De la interpretación y valoración de este discurso concreto de Felipe VI se ocuparán abundantes y conspicuos analistas y observadores. Yo he pensado sobre esta ceremonia anual que, cada día que pasa, más cansina nos resulta.
Los discursos navideños de El Rey son como el oráculo de Delfos. Tal cual. Gran expectación provocaba el oráculo de Delfos, sobre todo entre los consultantes, que pretendían conocer los augurios y designio de Apolo. Ofrecían sacrificios al dios, se purificaban y pagaban mucha pasta por ello. También en nuestro caso había gran curiosidad, expectación y en algunos inquietud por conocer las palabras de Don Felipe, sobre todo este año.
Como aquí el discurso del rey, en Delfos se preparaba con esmero la ceremonia del oráculo.

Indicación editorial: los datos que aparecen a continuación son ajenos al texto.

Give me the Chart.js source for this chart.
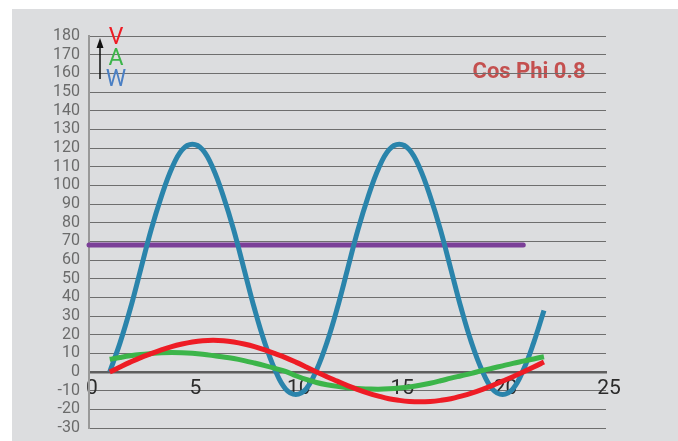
<!DOCTYPE html>
<html>
<head>
<meta charset="utf-8">
<script src="https://cdn.jsdelivr.net/npm/chart.js@4.4.1/dist/chart.umd.min.js"></script>
<style>
body { margin: 0; background: #fff; }
#bg { position: absolute; left: 12px; top: 9px; width: 666px; height: 432px; background: #dcdddf; }
#chart { position: absolute; left: 0; top: 0; }
</style>
</head>
<body>
<div id="bg"></div>
<canvas id="chart" width="678" height="441"></canvas>
<script>
// x positions of the samples (time)
const xValues = [1, 1.5, 2, 2.5, 3, 3.5, 4, 4.5, 5, 5.5, 6, 6.5, 7, 7.5, 8, 8.5, 9, 9.5, 10, 10.5, 11,
    11.5, 12, 12.5, 13, 13.5, 14, 14.5, 15, 15.5, 16, 16.5, 17, 17.5, 18, 18.5, 19, 19.5, 20, 20.5, 21, 21.5, 22];

// W - power
const wValues = [0, 15.6, 34, 55, 76, 94, 109, 119, 122, 119, 109, 94, 76, 55, 34, 15.6, 1, -9, -12, -9, 1,
    15.6, 34, 55, 76, 94, 109, 119, 122, 119, 109, 94, 76, 55, 34, 15.6, 1, -9, -12, -9, 1, 15.6, 33];

// V - voltage
const vValues = [0, 2.7, 5.3, 7.7, 9.8, 11.8, 13.6, 15, 16.1, 16.8, 17, 16.8, 16.1, 15, 13.6, 11.8, 9.8, 7.7, 5.3, 2.7, 0,
    -2.5, -4.9, -7.3, -9.4, -11.3, -12.9, -14.3, -15.2, -15.8, -16, -15.8, -15.2, -14.3, -12.9, -11.3, -9.4, -7.3, -4.9, -2.5, 0, 2.7, 5.3];

// A - current
const aValues = [6.8, 7.8, 8.7, 9.4, 9.9, 10.3, 10.4, 10.3, 10, 9.5, 8.8, 8, 7.2, 6.1, 4.8, 3.4, 1.9, 0.3, -2, -4, -5.6,
    -6.8, -7.7, -8.4, -8.9, -9.1, -9.2, -9, -8.6, -8, -7.1, -6, -4.7, -3.3, -2, -0.7, 0.7, 2, 3.3, 4.6, 5.8, 7, 8.2];

// average power
const avgX = [0, 21];
const avgValues = [68, 68];

// axis ticks
const yMin = -30, yMax = 180, yStep = 10;
const xMin = 0, xMax = 25, xStep = 5;

function pairs(xs, ys) {
    return xs.map((x, i) => ({ x: x, y: ys[i] }));
}

// Texts: V / A / W with arrow, and "Cos Phi 0.8"
const labelsPlugin = {
    id: 'labels',
    beforeDraw(chart) {
        const ctx = chart.ctx;
        ctx.save();
        ctx.font = 'bold 22px Roboto';
        ctx.fillStyle = '#c4504f';
        ctx.textAlign = 'center';
        ctx.textBaseline = 'middle';
        ctx.fillText('Cos Phi 0.8', 529, 72);
        ctx.restore();
    },
    afterDraw(chart) {
        const ctx = chart.ctx;
        ctx.save();
        ctx.font = '23px Roboto';
        ctx.textAlign = 'center';
        ctx.textBaseline = 'middle';
        ctx.fillStyle = '#ee1c25';
        ctx.fillText('V', 116, 38);
        ctx.fillStyle = '#3cb54a';
        ctx.fillText('A', 116, 59);
        ctx.fillStyle = '#4a7fc4';
        ctx.fillText('W', 116, 80);
        // arrow
        ctx.strokeStyle = '#111';
        ctx.fillStyle = '#111';
        ctx.lineWidth = 1.5;
        ctx.beginPath();
        ctx.moveTo(100, 79);
        ctx.lineTo(100, 44);
        ctx.stroke();
        ctx.beginPath();
        ctx.moveTo(100, 38);
        ctx.lineTo(96.5, 48);
        ctx.lineTo(103.5, 48);
        ctx.closePath();
        ctx.fill();
        ctx.restore();
    }
};

// keep the axes from pushing the plot area in
function noPadding(scale) {
    scale.paddingTop = 0;
    scale.paddingBottom = 0;
}

Chart.defaults.font.family = 'Roboto';

new Chart(document.getElementById('chart'), {
    type: 'line',
    data: {
        datasets: [
            {
                label: 'W',
                data: pairs(xValues, wValues),
                borderColor: '#2a84ab',
                borderWidth: 5,
                pointRadius: 0,
                tension: 0.4,
                order: 3
            },
            {
                label: 'Avg',
                data: pairs(avgX, avgValues),
                borderColor: '#7b3f98',
                borderWidth: 5,
                borderCapStyle: 'round',
                pointRadius: 0,
                order: 4
            },
            {
                label: 'A',
                data: pairs(xValues, aValues),
                borderColor: '#3cb54a',
                borderWidth: 5,
                pointRadius: 0,
                tension: 0.4,
                order: 2
            },
            {
                label: 'V',
                data: pairs(xValues, vValues),
                borderColor: '#ee1c25',
                borderWidth: 5,
                pointRadius: 0,
                tension: 0.4,
                order: 1
            }
        ]
    },
    options: {
        responsive: false,
        animation: false,
        clip: false,
        layout: { padding: { top: 36, bottom: 13, right: 72, left: 0 } },
        plugins: {
            legend: { display: false },
            tooltip: { enabled: false }
        },
        scales: {
            x: {
                type: 'linear',
                position: { y: 0 },
                min: xMin,
                max: xMax,
                afterFit(scale) { scale.height = 0; noPadding(scale); },
                grid: { display: false, drawTicks: false },
                border: { color: '#5e5e5e', width: 2.5 },
                ticks: {
                    stepSize: xStep,
                    color: '#2b2b2b',
                    font: { size: 21 },
                    padding: 4,
                    labelOffset: 3
                }
            },
            y: {
                min: yMin,
                max: yMax,
                afterFit(scale) { scale.width = 89; noPadding(scale); },
                grid: { color: '#6e6e6e', lineWidth: 1, drawTicks: false },
                border: { color: '#999', width: 2 },
                ticks: {
                    stepSize: yStep,
                    autoSkip: false,
                    color: '#6b6b6b',
                    font: { size: 16 },
                    padding: 9
                }
            }
        }
    },
    plugins: [labelsPlugin]
});
</script>
</body>
</html>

La sacerdotisa que había de transmitir el mensaje de Apolo y que era llamada la Pitia, entraba en el templo y de dirigía al “adyton”, que estaba al fondo de la “cella”, y se sentaba en el trono del dios, un trípode sagrado que se ocultaba detrás de un velo, desde donde se emitiría el oráculo. Así se cuida minuciosamente, cada año, el escenario desde donde el rey habla: el trípode sagrado de la TV. Aquí la Pitia es el Rey.
La Pitia era poseída por Apolo, entraba en trance y empezaba a emitir sonidos, palabras y frases ininteligibles que no eran suyas sino del dios que la abducía. Igual le pasa al Rey con su discurso: habla abducido por el poder de la Corona, su Apolo; las palabras no son suyas, las otorga el poder a través de los redactores del discurso; y también suelen resultar ambiguas, muy generales, difíciles de comprender y, sobre todo, de aplicar. Exactamente lo que sucedía con las palabras de la Pitia que necesitaban ser transmitidas a los consultantes por el “Profeta” que era el jefe de los “osioi”, los sacerdotes del templo. Igual nos pasa a nosotros, consultantes de hoy, con el discurso de Rey: Resulta obscuro, no se entiende bien y necesitamos a los “profetas y osioi” que nos transmitan y traduzcan el oráculo, como efectivamente hacen desde todos los medios de comunicación, tal día como hoy.
Lo malo es que las interpretaciones de los mediáticos profetas son múltiples, interesadas y en muchos casos sectarias. Al final pueden servir tanto para un roto, como para un descosido. Bien nos puede suceder, entonces, lo que le sucedió al bueno de Creso, rey de Lidia, que consultó al oráculo de Delfos sobre sus intenciones de hacer la guerra a los persas. El profeta transmitió el siguiente oráculo de la Pitia: “Si Creso cruza el río Halys, destrozará un gran Estado”. Creso vio en el oráculo el anuncio de su victoria, cruzo el río y, efectivamente, se destruyo un gran imperio. Pero no fue el de Ciro, rey de los persas, sino el suyo, el de los lidios.
Y aquí está el gran truco del oráculo de Delfos. Nunca se equivocan ni Apolo, ni la Pitia. ni los profetas. Siempre son los consultantes los que hierran porque interpretan mal el oráculo. Apolo, la Pitia y el Profeta son siempre irresponsables. Exactamente como el Rey.
Hoy el Oráculo de Delfos ya no existe. Solo quedan vestigios de su existencia que dan cuenta de un mito que un día pudo condicionar la vida de las gentes pero que, hoy, es una sugerente reliquia de nuestro pasado. Un mito que cobra belleza con el paso del tiempo y el peso de su fantástica condición. Lo mismo que sucederá, afortunadamente, con la Corona, con el Rey y con sus profetas. Cuando nuestros Jefes del Estado, dejen de ser “ungidos” y sean elegidos y responsables antes sus electores.